We use Jenkins to drive our continuous delivery pipeline. Continuous delivery in a Polyglot organization like Bench requires consistency and confidence in automated builds, tests and deployments. Every merge to master goes through unit tests, build, integration tests, deployment to pre-prod environment(s), testing of these environments, SDK generation and finally deploy/test to production.
To help us count deployments, we configured Jenkins to publish an event at each step of the pipeline. We then built an internal tracking tool, Platter, to consume these events. Platter displays a real-time view of the deployment stage for every service, and helps our team to understand the status of a service based on which version of the code is currently deployed or being deployed. In addition, it gathers valuable metrics such deployment count and duration, which can be grouped per service or aggregated.
Our team supports a number of business functions such as a Client-facing application, Bookkeeper-facing application, public website and so on. Usually these functions map to a service (or services) with a health endpoint, which allows us to measure uptime with a combination of continuous monitoring and user feedback. Our automated monitoring will pick up issues 9 out of 10 times, but having a feedback channel with our customers (internal and external) is also key for this.
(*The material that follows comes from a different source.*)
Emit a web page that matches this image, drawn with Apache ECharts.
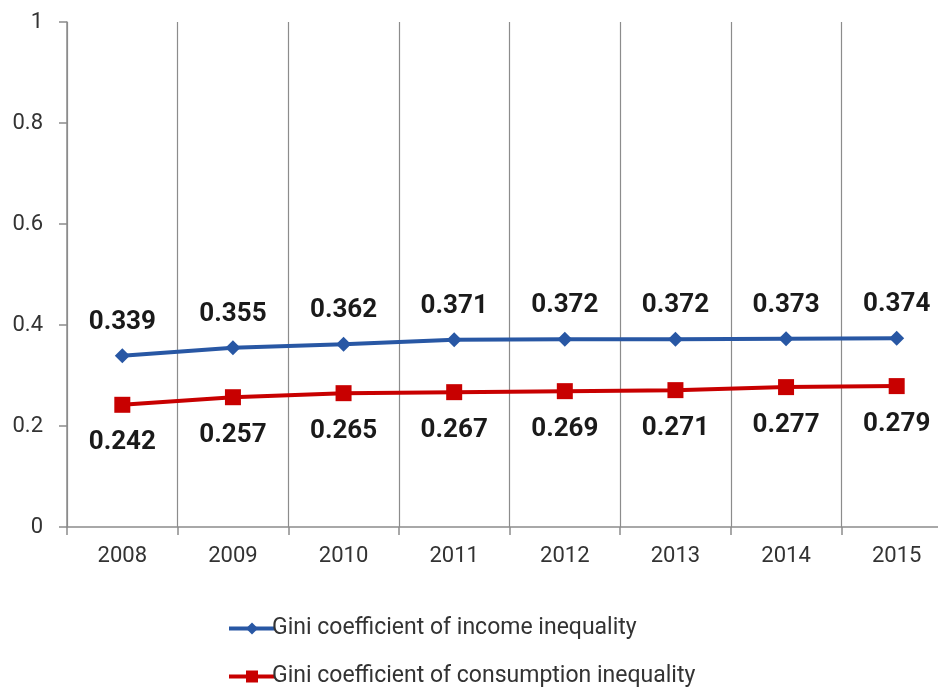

Each week, any minute of downtime for any service is documented. The downtime of each service is weighted proportional to its importance for our internal and external customers. We then use these weighted scores to calculate overall uptime.
Many small deploys
While we were building this infrastructure, we were pushing our teams to hit the “deploy” button more frequently and with smaller changes. Smaller steps lowered risk and made it easier to identify the cause of the issues and roll them back if necessary. The end result was that deployments had become less scary, and our system had become more stable. However this new way of working had exposed another problem in our system.
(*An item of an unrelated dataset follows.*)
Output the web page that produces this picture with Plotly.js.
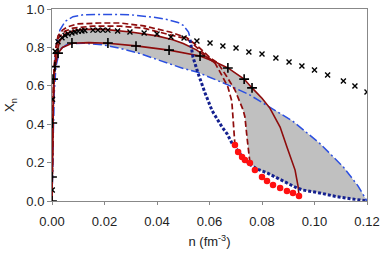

As we deployed more and more frequently, we started to see issues with our build pipeline. Deploys were stacking up behind long-running CI tasks. We had solved the scary deployments problem, but we had created a new one: our builds were too slow for us to deploy at the rate we wanted. We were agile in aggregate, but we couldn’t react quickly enough in the short term.
The good news was that we now had experience with building infrastructure that allowed us to monitor key agile metrics, so it wasn’t too difficult to add a third: average build time. Platter was already primed to track this metric — we simply needed to expose it in the UI. The bad news was that we had a lot of work to do. Our average build time was 60 minutes.
Our work towards improving build time would require its own series of blog posts, so I’ll summarize. We invested in moving our infrastructure to Kubernetes, which significantly improved our build time (among many other things). We also invested (and continue to invest) in improving our UI-driven tests — we’ve upgraded infrastructure, added computing power, migrated tests to the unit- and integration-level, and deleted tests that weren’t needed. We’ve learned that you can never stop paying attention to build time.
Discovering metrics and building the infrastructure to use them at scale is essential for discovering inefficiencies and for prioritizing work to tune those metrics. It took us the better part of a year to be able to accurately report on deployment counts, uptime, and build time. We started with setting goals for each of them, and now we’ve graduated from goals to KPIs.
I’m happy to say that the work has been hugely successful. Last quarter we deployed 677 times. That’s more than 10 times per business day with a team of 23. We maintained an uptime of 99.92%, and an average build time of 12:31. As an organization we can now understand our agility not as a nebulous methodology but as a combination of key metrics that we track on a weekly basis.